One of my main challenges is to steer my daughter away from those and toward something “more appropriate” without her knowing that’s what’s going on. (I have explained, but you know how it is.) Luckily last year, she found a black lace dress that was full length! It had long, flowing sleeves. I believe it was called “vampiress.” A bit Goth for me, but hey, it resembled a princess gown. The store allowed costumes to be removed from the bags so we could tell that it fit. And it was only $25.
I set a costume-price limit each year and make the kids stick to it. I think they somehow know that a $50 costume or more really doesn’t make sense in today’s world—or at least in our home. Last year’s limit was $25 each and they both reached it, including accessories for my son’s grim reaper. The year before my son’s costume was on the sale rack and came in way under budget, much to my relief.
With inflation, I considered raising the cap to $30 each this year. Then the catalog arrived with a $10-off coupon. So we’re staying at $25, thank goodness. My daughter asked my thoughts on a choice between a Jetsons costume and something black, short and too old for her. I said, “I love The Jetsons show! What do you think?” She replied, “Do you think I should get the pink or the blue Jetsons costume?” Then she read the description and the Jane Jetson dress comes in purple. Whew. That sealed the deal. And we avoided the Victoria’s Secret-model look-alike contest for another year.

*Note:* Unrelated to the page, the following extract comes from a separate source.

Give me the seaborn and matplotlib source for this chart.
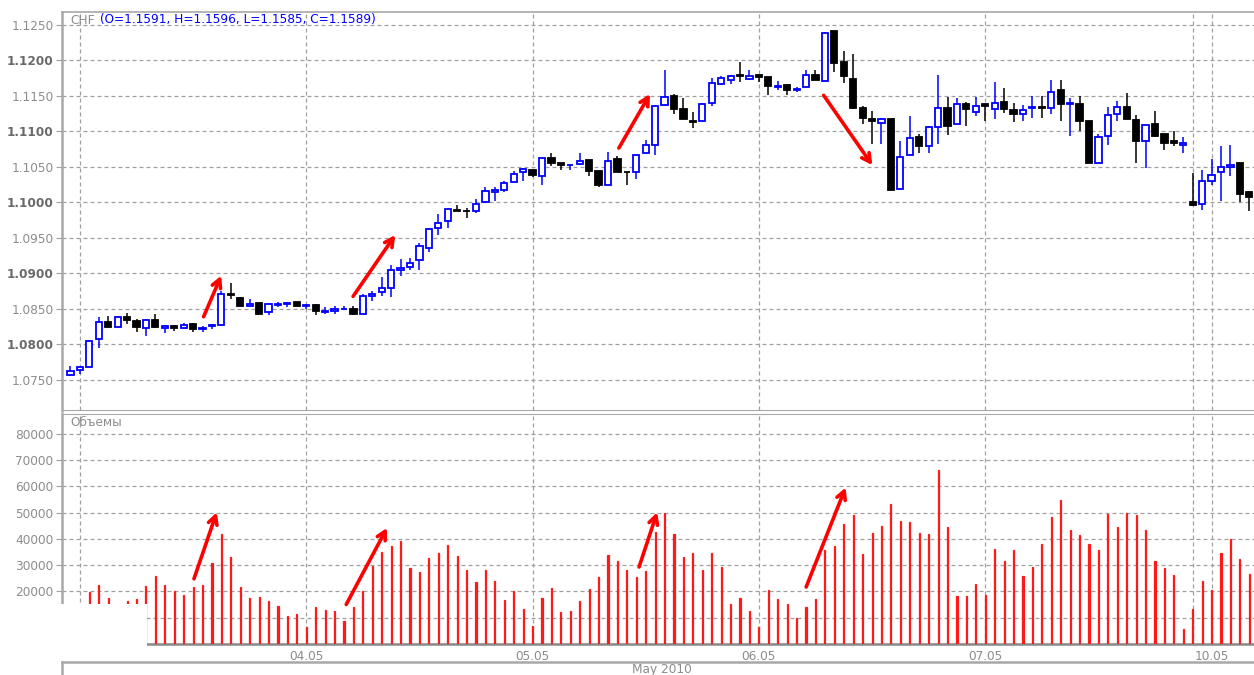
import numpy as np
import pandas as pd
import matplotlib
matplotlib.use("Agg")
import matplotlib.pyplot as plt
import seaborn as sns
from matplotlib.patches import Rectangle

# hourly CHF bars, 02.05 23:00 .. 07.05 21:00 and 09.05 22:00 .. 10.05 04:00
opens = [1.0757, 1.0763, 1.0768, 1.0807, 1.0831, 1.0824, 1.0838, 1.0832, 1.0822, 1.0834,
         1.0823, 1.0826, 1.0822, 1.0828, 1.0821, 1.0826, 1.0827, 1.0871, 1.0865, 1.0853,
         1.0858, 1.0845, 1.0855, 1.0857, 1.0859, 1.0853, 1.0855, 1.0845, 1.0846, 1.0849,
         1.0850, 1.0842, 1.0868, 1.0873, 1.0879, 1.0905, 1.0908, 1.0918, 1.0935, 1.0964,
         1.0974, 1.0989, 1.0988, 1.0987, 1.1001, 1.1015, 1.1017, 1.1029, 1.1042, 1.1045,
         1.1037, 1.1062, 1.1055, 1.1052, 1.1054, 1.1059, 1.1044, 1.1025, 1.1061, 1.1043,
         1.1043, 1.1069, 1.1081, 1.1137, 1.1150, 1.1131, 1.1114, 1.1114, 1.1140, 1.1167,
         1.1172, 1.1180, 1.1174, 1.1179, 1.1176, 1.1162, 1.1165, 1.1158, 1.1162, 1.1180,
         1.1171, 1.1241, 1.1198, 1.1174, 1.1133, 1.1117, 1.1112, 1.1118, 1.1018, 1.1067,
         1.1092, 1.1080, 1.1106, 1.1133, 1.1110, 1.1138, 1.1127, 1.1138, 1.1132, 1.1142,
         1.1130, 1.1125, 1.1133, 1.1134, 1.1133, 1.1158, 1.1139, 1.1138, 1.1114, 1.1055,
         1.1093, 1.1124, 1.1135, 1.1116, 1.1086, 1.1111, 1.1096, 1.1086, 1.1081, 1.1000,
         1.0997, 1.1030, 1.1042, 1.1050, 1.1055, 1.1014]
highs = [1.0769, 1.0769, 1.0806, 1.0838, 1.0839, 1.0840, 1.0844, 1.0835, 1.0835, 1.0842,
         1.0827, 1.0827, 1.0829, 1.0830, 1.0826, 1.0828, 1.0875, 1.0886, 1.0866, 1.0864,
         1.0858, 1.0858, 1.0860, 1.0860, 1.0860, 1.0857, 1.0857, 1.0852, 1.0853, 1.0853,
         1.0853, 1.0871, 1.0875, 1.0894, 1.0911, 1.0920, 1.0921, 1.0942, 1.0963, 1.0984,
         1.0991, 1.0996, 1.0992, 1.1005, 1.1021, 1.1021, 1.1030, 1.1044, 1.1048, 1.1045,
         1.1063, 1.1069, 1.1055, 1.1053, 1.1070, 1.1060, 1.1044, 1.1071, 1.1065, 1.1043,
         1.1067, 1.1088, 1.1137, 1.1186, 1.1153, 1.1147, 1.1127, 1.1140, 1.1175, 1.1178,
         1.1180, 1.1198, 1.1186, 1.1179, 1.1176, 1.1171, 1.1165, 1.1163, 1.1186, 1.1187,
         1.1240, 1.1242, 1.1214, 1.1209, 1.1136, 1.1128, 1.1119, 1.1118, 1.1087, 1.1121,
         1.1096, 1.1108, 1.1179, 1.1149, 1.1147, 1.1141, 1.1148, 1.1139, 1.1170, 1.1161,
         1.1140, 1.1137, 1.1150, 1.1150, 1.1172, 1.1173, 1.1147, 1.1150, 1.1114, 1.1096,
         1.1134, 1.1143, 1.1154, 1.1123, 1.1109, 1.1128, 1.1096, 1.1101, 1.1092, 1.1041,
         1.1046, 1.1061, 1.1080, 1.1081, 1.1055, 1.1016]
lows = [1.0755, 1.0758, 1.0767, 1.0795, 1.0824, 1.0824, 1.0828, 1.0817, 1.0812, 1.0822,
        1.0815, 1.0819, 1.0821, 1.0817, 1.0817, 1.0821, 1.0825, 1.0863, 1.0854, 1.0852,
        1.0842, 1.0841, 1.0852, 1.0852, 1.0853, 1.0850, 1.0841, 1.0842, 1.0842, 1.0849,
        1.0841, 1.0842, 1.0861, 1.0868, 1.0866, 1.0896, 1.0904, 1.0905, 1.0930, 1.0954,
        1.0963, 1.0987, 1.0978, 1.0985, 1.0999, 1.1002, 1.1014, 1.1028, 1.1030, 1.1035,
        1.1025, 1.1051, 1.1046, 1.1046, 1.1053, 1.1037, 1.1021, 1.1025, 1.1042, 1.1024,
        1.1033, 1.1069, 1.1067, 1.1136, 1.1124, 1.1117, 1.1105, 1.1114, 1.1136, 1.1165,
        1.1167, 1.1170, 1.1173, 1.1170, 1.1151, 1.1158, 1.1151, 1.1156, 1.1162, 1.1172,
        1.1171, 1.1184, 1.1168, 1.1131, 1.1110, 1.1082, 1.1082, 1.1017, 1.1018, 1.1066,
        1.1069, 1.1069, 1.1082, 1.1095, 1.1110, 1.1107, 1.1122, 1.1114, 1.1117, 1.1126,
        1.1113, 1.1114, 1.1119, 1.1119, 1.1125, 1.1114, 1.1093, 1.1101, 1.1056, 1.1055,
        1.1081, 1.1115, 1.1117, 1.1056, 1.1049, 1.1092, 1.1074, 1.1079, 1.1069, 1.0995,
        1.0989, 1.1025, 1.1002, 1.1037, 1.1000, 1.0988]
closes = [1.0762, 1.0767, 1.0805, 1.0831, 1.0824, 1.0838, 1.0834, 1.0824, 1.0834, 1.0824,
          1.0826, 1.0823, 1.0827, 1.0821, 1.0823, 1.0827, 1.0870, 1.0869, 1.0854, 1.0857,
          1.0843, 1.0857, 1.0857, 1.0858, 1.0854, 1.0855, 1.0846, 1.0846, 1.0849, 1.0850,
          1.0842, 1.0868, 1.0871, 1.0879, 1.0905, 1.0907, 1.0915, 1.0938, 1.0962, 1.0971,
          1.0990, 1.0988, 1.0987, 1.0997, 1.1016, 1.1017, 1.1027, 1.1040, 1.1047, 1.1038,
          1.1062, 1.1055, 1.1053, 1.1053, 1.1058, 1.1044, 1.1025, 1.1058, 1.1042, 1.1042,
          1.1067, 1.1081, 1.1136, 1.1148, 1.1132, 1.1117, 1.1113, 1.1139, 1.1168, 1.1175,
          1.1178, 1.1178, 1.1178, 1.1177, 1.1164, 1.1164, 1.1159, 1.1160, 1.1180, 1.1173,
          1.1239, 1.1197, 1.1178, 1.1133, 1.1119, 1.1114, 1.1117, 1.1017, 1.1064, 1.1090,
          1.1080, 1.1106, 1.1133, 1.1108, 1.1138, 1.1131, 1.1136, 1.1136, 1.1140, 1.1132,
          1.1125, 1.1130, 1.1134, 1.1133, 1.1155, 1.1138, 1.1140, 1.1114, 1.1056, 1.1092,
          1.1123, 1.1134, 1.1117, 1.1086, 1.1109, 1.1094, 1.1084, 1.1084, 1.1083, 1.0996,
          1.1030, 1.1038, 1.1050, 1.1053, 1.1012, 1.1008]
volumes = [9000, 12000, 19800, 22600, 17600, 13000, 16200, 17200, 22000, 25800,
           22600, 20000, 18500, 21600, 22600, 30800, 41700, 33200, 21600, 17600,
           17900, 16200, 14400, 10700, 11600, 6300, 13900, 13100, 12500, 8800,
           13900, 20100, 29800, 35100, 37300, 39200, 28900, 27300, 32700, 34800,
           37700, 33600, 28200, 23500, 28200, 23900, 16600, 20100, 13500, 6900,
           17500, 21300, 12000, 12600, 16200, 20800, 25400, 33800, 31700, 28200,
           25400, 27700, 42700, 49900, 41700, 33200, 34800, 28200, 34800, 29400,
           15100, 17500, 12600, 6600, 20600, 17000, 15100, 10000, 13900, 17000,
           35800, 37300, 45500, 49000, 34400, 42300, 44800, 53300, 46700, 46400,
           42300, 41700, 66200, 44600, 18200, 18200, 22900, 18700, 36300, 31700,
           35800, 25800, 29400, 38200, 48200, 54600, 43200, 41300, 38200, 35800,
           49600, 44600, 49900, 49200, 43200, 31700, 28900, 26400, 5700, 13200,
           23900, 20400, 34800, 39800, 32300, 26700]

times = pd.date_range("2010-05-02 23:00", "2010-05-07 21:00", freq="h").append(
    pd.date_range("2010-05-09 22:00", "2010-05-10 04:00", freq="h"))

# hand-drawn red arrows: (tail, head) in bar index / value
price_arrows = [((14.0, 1.0835), (16.1, 1.0900)), ((29.8, 1.0864), (34.6, 1.0957)),
                ((58.0, 1.1073), (61.6, 1.1156)), ((79.7, 1.1154), (85.2, 1.1049))]
volume_arrows = [((13.0, 23800), (15.6, 51100)), ((29.1, 14100), (33.7, 45100)),
                 ((60.2, 28300), (62.3, 51100)), ((77.9, 20700), (82.3, 60500))]

df = pd.DataFrame({"time": times, "open": opens, "high": highs,
                   "low": lows, "close": closes, "volume": volumes})
df["pos"] = np.arange(len(df))
up = df["close"] >= df["open"]

# day boundaries
new_day = df["time"].dt.date.ne(df["time"].dt.date.shift())
new_day.iloc[0] = False
day_pos = df.loc[new_day, "pos"].tolist()
day_lab = [t.strftime("%d.%m") for t in df.loc[new_day, "time"]]
day_lab = [lab if (i + 1 == len(day_pos) or day_pos[i + 1] - day_pos[i] > 4) else ""
           for i, lab in enumerate(day_lab)]

sns.set_style("white")
plt.rcParams["font.family"] = ["DejaVu Sans"]

BLUE = "#0000ff"
RED = "#ff1a1a"
GRAY = "#8c8c8c"
GRID = "#a0a0a0"
SPINE = "#a8a8a8"
W, H = 1254, 675

fig = plt.figure(figsize=(W / 100, H / 100), dpi=100)


def box(l, t, r, b):
    return [l / W, 1 - b / H, (r - l) / W, (b - t) / H]


ax = fig.add_axes(box(62, 12, 1254, 410.5))
axv = fig.add_axes(box(62, 413.5, 1254, 644))
axb = fig.add_axes(box(62, 662, 1254, 675))

# --- candles ---
ax.vlines(df["pos"][up], df["low"][up], df["high"][up], color=BLUE, lw=1.1, zorder=2)
ax.vlines(df["pos"][~up], df["low"][~up], df["high"][~up], color="black", lw=1.1, zorder=2)
body_lo = df[["open", "close"]].min(axis=1)
body_h = (df["close"] - df["open"]).abs().clip(lower=0.00003)
ax.bar(df["pos"][up], body_h[up], bottom=body_lo[up], width=0.66,
       facecolor="white", edgecolor=BLUE, lw=1.3, zorder=3)
ax.bar(df["pos"][~up], body_h[~up], bottom=body_lo[~up], width=0.66,
       facecolor="black", edgecolor="black", lw=1.3, zorder=3)

# --- volumes ---
sns.barplot(data=df, x="pos", y="volume", native_scale=True, width=0.12,
            color=RED, saturation=1, errorbar=None, edgecolor=RED, linewidth=0.9,
            zorder=3, ax=axv)

xlim = (-0.9, 125.5)
dash = (0, (3.2, 2.4))
for a in (ax, axv):
    a.set_xlim(*xlim)
    a.set_xlabel("")
    a.set_ylabel("")
    a.set_axisbelow(True)
    a.set_xticks(day_pos)
    a.grid(True, color=GRID, lw=0.9, ls=dash, zorder=0)
    a.tick_params(axis="y", direction="out", length=4.3, width=0.8, color=GRID,
                  labelsize=8.7, labelcolor=GRAY, pad=1.8, left=True)
    for s in a.spines.values():
        s.set_color(SPINE)
        s.set_linewidth(0.8)
    a.spines["right"].set_visible(False)
    a.spines["left"].set_linewidth(1.8)

ax.set_ylim(1.07063, 1.12683)
ticks = np.round(np.arange(1.0750, 1.12501, 0.005), 4)
ax.set_yticks(ticks)
ax.set_yticklabels([f"{t:.4f}" for t in ticks])
for t, lab in zip(ticks, ax.get_yticklabels()):
    if round(t * 10000) % 100 == 0:
        lab.set_fontweight("bold")
        lab.set_color("#6a6a6a")
ax.tick_params(axis="x", length=0, labelbottom=False)
ax.spines["top"].set_linewidth(1.2)

axv.set_ylim(0, 87700)
vt = np.arange(10000, 80001, 10000)
axv.set_yticks(vt)
axv.set_yticklabels([str(v) for v in vt])
axv.set_xticklabels(day_lab)
axv.tick_params(axis="x", length=0, labelsize=8.7, labelcolor=GRAY, pad=4)
axv.spines["bottom"].set_color("#888888")
axv.spines["bottom"].set_linewidth(1.8)

# arrows
arrow_style = dict(arrowstyle="->,head_length=0.6,head_width=0.32", color="#ff0000", lw=2.6)
for (x0, y0), (x1, y1) in price_arrows:
    ax.annotate("", xy=(x1, y1), xytext=(x0, y0), arrowprops=arrow_style, zorder=5)
for (x0, y0), (x1, y1) in volume_arrows:
    axv.annotate("", xy=(x1, y1), xytext=(x0, y0), arrowprops=arrow_style, zorder=5)

# bottom strip with month label
axb.set_xticks([])
axb.set_yticks([])
for name, s in axb.spines.items():
    s.set_visible(name in ("top", "left"))
    s.set_color(SPINE)
    s.set_linewidth(1.8)
fig.text(662 / W, 1 - 670 / H, "May 2010", ha="center", va="center",
         fontsize=8.7, color=GRAY)

# panel captions
fig.text(70 / W, 1 - 20 / H, "CHF", ha="left", va="center", fontsize=8.7, color=GRAY)
fig.text(100 / W, 1 - 20 / H, "(O=1.1591, H=1.1596, L=1.1585, C=1.1589)",
         ha="left", va="center", fontsize=8.7, color=BLUE)
fig.text(70 / W, 1 - 422 / H, "Объемы", ha="left", va="center", fontsize=8.7, color=GRAY)

# white erased patch in the lower left corner
fig.add_artist(Rectangle((0, 1 - 661 / H), 147 / W, 57 / H, transform=fig.transFigure,
                         facecolor="white", edgecolor="none", zorder=20))

fig.savefig("out.png", dpi=100, facecolor="white")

We still have to figure out the size, though. Note whether the costume is sized for children or adults, and costumes usually run small. When the bag says “For children 6-8,” does that mean age 6 or size 6? And will the costume fit over a sweat shirt or even a jacket depending on the weather? So trying on a costume or being able to return a costume that doesn’t fit is necessary.
You might recognize my son at your door on Halloween. He’ll be the kid in black with fake blood dripping off his costume and some eerie sounds emanating from his candy bag. We both think that is age-appropriate for a 10-year-old—and he’d like a lot of candy, please.
Eileen Gilligan, a mother of two, lives in Baldwinsville.